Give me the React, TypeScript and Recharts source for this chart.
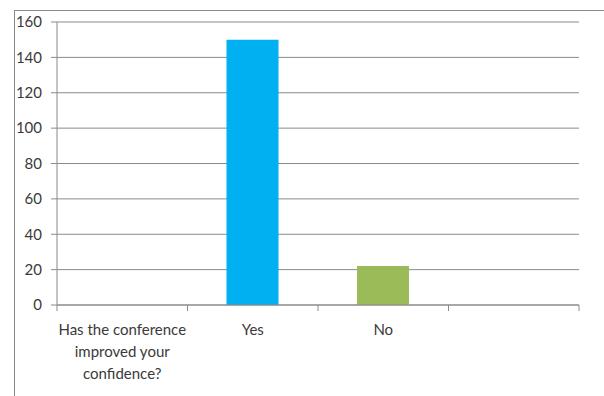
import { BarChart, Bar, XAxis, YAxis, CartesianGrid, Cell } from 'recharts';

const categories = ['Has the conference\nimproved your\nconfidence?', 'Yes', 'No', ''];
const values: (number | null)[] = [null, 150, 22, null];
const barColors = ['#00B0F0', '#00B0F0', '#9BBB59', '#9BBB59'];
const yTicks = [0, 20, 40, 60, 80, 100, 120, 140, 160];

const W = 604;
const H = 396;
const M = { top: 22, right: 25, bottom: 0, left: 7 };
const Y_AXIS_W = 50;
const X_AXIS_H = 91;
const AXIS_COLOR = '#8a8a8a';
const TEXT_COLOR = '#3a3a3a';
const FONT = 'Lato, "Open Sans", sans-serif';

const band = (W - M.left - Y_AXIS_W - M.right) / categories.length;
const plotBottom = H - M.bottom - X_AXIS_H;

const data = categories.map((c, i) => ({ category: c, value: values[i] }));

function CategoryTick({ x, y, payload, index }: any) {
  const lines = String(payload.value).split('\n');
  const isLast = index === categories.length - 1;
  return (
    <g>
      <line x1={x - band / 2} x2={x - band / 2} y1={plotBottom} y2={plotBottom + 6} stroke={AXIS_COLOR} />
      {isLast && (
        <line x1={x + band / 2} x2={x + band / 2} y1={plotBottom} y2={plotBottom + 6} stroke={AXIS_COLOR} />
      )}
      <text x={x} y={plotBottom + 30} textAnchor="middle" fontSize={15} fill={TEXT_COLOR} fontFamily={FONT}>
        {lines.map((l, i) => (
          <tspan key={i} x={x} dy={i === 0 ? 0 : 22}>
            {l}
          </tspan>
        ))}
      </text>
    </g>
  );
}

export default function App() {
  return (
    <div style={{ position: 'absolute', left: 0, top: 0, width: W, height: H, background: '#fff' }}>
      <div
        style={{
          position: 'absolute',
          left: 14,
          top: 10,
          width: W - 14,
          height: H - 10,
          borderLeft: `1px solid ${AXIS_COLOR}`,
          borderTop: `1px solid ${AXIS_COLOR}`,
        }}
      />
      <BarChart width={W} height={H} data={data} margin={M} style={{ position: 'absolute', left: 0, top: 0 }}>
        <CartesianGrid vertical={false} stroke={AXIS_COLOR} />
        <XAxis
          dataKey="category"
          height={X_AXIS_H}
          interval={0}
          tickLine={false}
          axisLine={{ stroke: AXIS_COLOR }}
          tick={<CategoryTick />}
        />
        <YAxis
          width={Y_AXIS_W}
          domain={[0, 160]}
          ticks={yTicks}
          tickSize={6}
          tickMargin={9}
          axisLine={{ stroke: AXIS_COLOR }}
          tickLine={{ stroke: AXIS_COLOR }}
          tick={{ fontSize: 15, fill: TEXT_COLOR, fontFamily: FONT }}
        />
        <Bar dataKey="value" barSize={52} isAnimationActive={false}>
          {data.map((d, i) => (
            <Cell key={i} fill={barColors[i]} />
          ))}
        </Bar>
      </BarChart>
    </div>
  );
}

=======

== Goal ==
Omit every picture while copying the listing above exactly.

== Worked solution ==
Give me the React, TypeScript and Recharts source for this chart.
import { BarChart, Bar, XAxis, YAxis, CartesianGrid, Cell } from 'recharts';

const categories = ['Has the conference\nimproved your\nconfidence?', 'Yes', 'No', ''];
const values: (number | null)[] = [null, 150, 22, null];
const barColors = ['#00B0F0', '#00B0F0', '#9BBB59', '#9BBB59'];
const yTicks = [0, 20, 40, 60, 80, 100, 120, 140, 160];

const W = 604;
const H = 396;
const M = { top: 22, right: 25, bottom: 0, left: 7 };
const Y_AXIS_W = 50;
const X_AXIS_H = 91;
const AXIS_COLOR = '#8a8a8a';
const TEXT_COLOR = '#3a3a3a';
const FONT = 'Lato, "Open Sans", sans-serif';

const band = (W - M.left - Y_AXIS_W - M.right) / categories.length;
const plotBottom = H - M.bottom - X_AXIS_H;

const data = categories.map((c, i) => ({ category: c, value: values[i] }));

function CategoryTick({ x, y, payload, index }: any) {
  const lines = String(payload.value).split('\n');
  const isLast = index === categories.length - 1;
  return (
    <g>
      <line x1={x - band / 2} x2={x - band / 2} y1={plotBottom} y2={plotBottom + 6} stroke={AXIS_COLOR} />
      {isLast && (
        <line x1={x + band / 2} x2={x + band / 2} y1={plotBottom} y2={plotBottom + 6} stroke={AXIS_COLOR} />
      )}
      <text x={x} y={plotBottom + 30} textAnchor="middle" fontSize={15} fill={TEXT_COLOR} fontFamily={FONT}>
        {lines.map((l, i) => (
          <tspan key={i} x={x} dy={i === 0 ? 0 : 22}>
            {l}
          </tspan>
        ))}
      </text>
    </g>
  );
}

export default function App() {
  return (
    <div style={{ position: 'absolute', left: 0, top: 0, width: W, height: H, background: '#fff' }}>
      <div
        style={{
          position: 'absolute',
          left: 14,
          top: 10,
          width: W - 14,
          height: H - 10,
          borderLeft: `1px solid ${AXIS_COLOR}`,
          borderTop: `1px solid ${AXIS_COLOR}`,
        }}
      />
      <BarChart width={W} height={H} data={data} margin={M} style={{ position: 'absolute', left: 0, top: 0 }}>
        <CartesianGrid vertical={false} stroke={AXIS_COLOR} />
        <XAxis
          dataKey="category"
          height={X_AXIS_H}
          interval={0}
          tickLine={false}
          axisLine={{ stroke: AXIS_COLOR }}
          tick={<CategoryTick />}
        />
        <YAxis
          width={Y_AXIS_W}
          domain={[0, 160]}
          ticks={yTicks}
          tickSize={6}
          tickMargin={9}
          axisLine={{ stroke: AXIS_COLOR }}
          tickLine={{ stroke: AXIS_COLOR }}
          tick={{ fontSize: 15, fill: TEXT_COLOR, fontFamily: FONT }}
        />
        <Bar dataKey="value" barSize={52} isAnimationActive={false}>
          {data.map((d, i) => (
            <Cell key={i} fill={barColors[i]} />
          ))}
        </Bar>
      </BarChart>
    </div>
  );
}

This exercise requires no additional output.